1. I know insiders (execs) and related parties who are purchasing shares of New Gold  (NGD) . The miner's all-in costs for producing an ounce of gold (USA, Mexico and Australia jurisdictions) are below $875, supposedly. I say supposedly only because -- like box office for film -- you never know what is behind the numbers unless you are at the mine and at the mill and in the front office. Still, NGD shares are rising on decent trade in a June-swoon market. At $5.37 USD, the biggest risk is the shares return pronto to $5 a share. Keep an eye on the stock, which I do not own and have no interest in buying.

2. Platinum equities suck these days, whichever way the wind is blowing. I always have been a plat-fan and in possession of the coins, and yes, the plat-prospector stocks. South Africa labor troubles could send the price to $1,700-plus ounce soon, several agencies are reporting. But when, pray parlay platinum?

A yearly deficit in terms of supply looks the worst since 1975. Why are our platinum prospectors and mine developers there doing so poorly? Our South Africa longtime holdings here at home and in our The Calandra Report research -- Ivanhoe Mines ($IVN:CA) and Platinum Group Metals ($PTM:CA) – are in the dumper. Actually, PTM is hanging in there. Ivanhoe Mines is in the dumper of all rubbish heaps, having demolished many hundreds of millions of dollars of equity value since going public on the main Toronto board 21 months ago.

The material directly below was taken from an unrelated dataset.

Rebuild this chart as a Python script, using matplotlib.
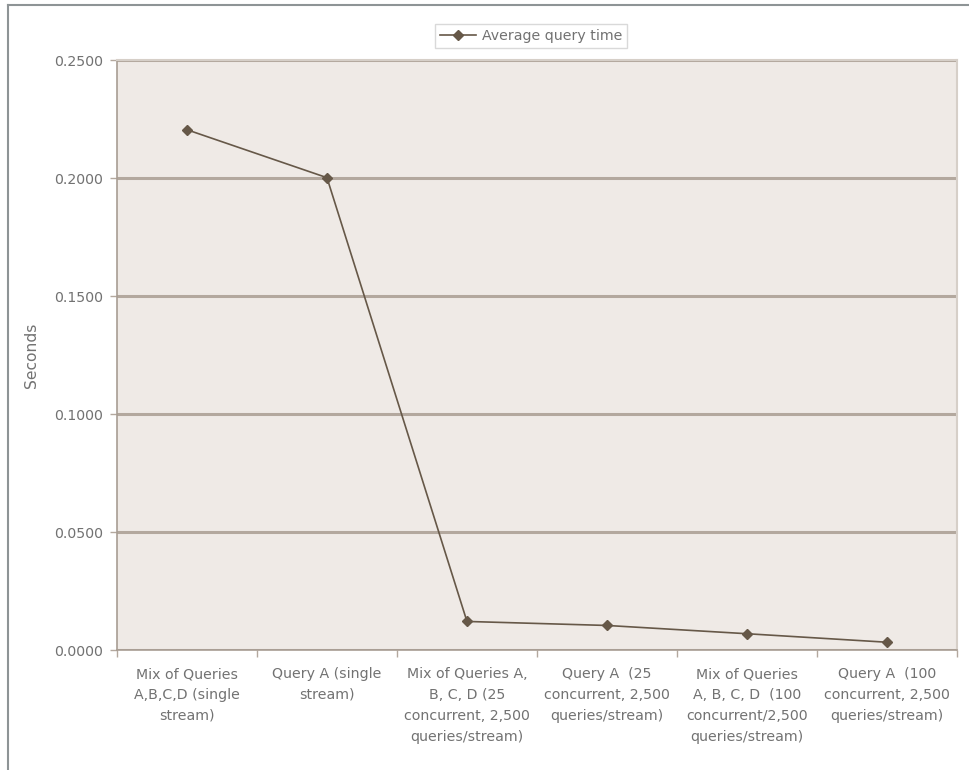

I have owned these two for so long, they will need to quintuple from current levels to justify any kind of decent multi-year return; in the case of IVN, the hold period is stretching to 11 years now (first as a private), so make that a sex-tuple (6X).

Always good to own some platinum -- in my case 2009 Canada Maple Leafs and commemorative Nelson Mandela sets from several years ago. Looking for platinum mines outside of RSA South Africa -- sans the labor risk? Wellgreen Platinum's ($WG:CA) ultramafic results from the far western end of its Yukon property are showing the kinds of thicknesses, widths and strike lengths, as much as 2.5 km, that will get the attention of New York and Boston hedge funds. Longshot: Bitterroot Resouces (BTT:CA) in Michigan -- we shall know more on its last-gasp attempt at platinum, nickel, hey, whatever, we'll take it, assays in the mining-friendly state come July or so. I own BTT and I do NOT own WG.

3. This is the month when Russell indexes re-set based on market cap requirements. This might benefit several companies we follow, including Sysorex Global Holdings  (SYRX) , if it increases its market worth by another 15 percent or so to above $100 million. Also: BioCryst Pharma  (BCRX) , which was $1.50 or so a year ago at this time and is now at almost $11.50 for a market worth of $800 million. That one -- with several drugs in clinical trials -- has some mo-mo going on the share price.

We'll see some BioCryst peramivir news for influenza before June 30, hopefully a positive endorsement from U.S. Health & Human Services. BioCryst just soldabout $120 million or so worth of shares to the public at $10 each. I own a metric ton of BCRX. It is mo-mo-moving higher. I have been purchasing SYRX and know the principals.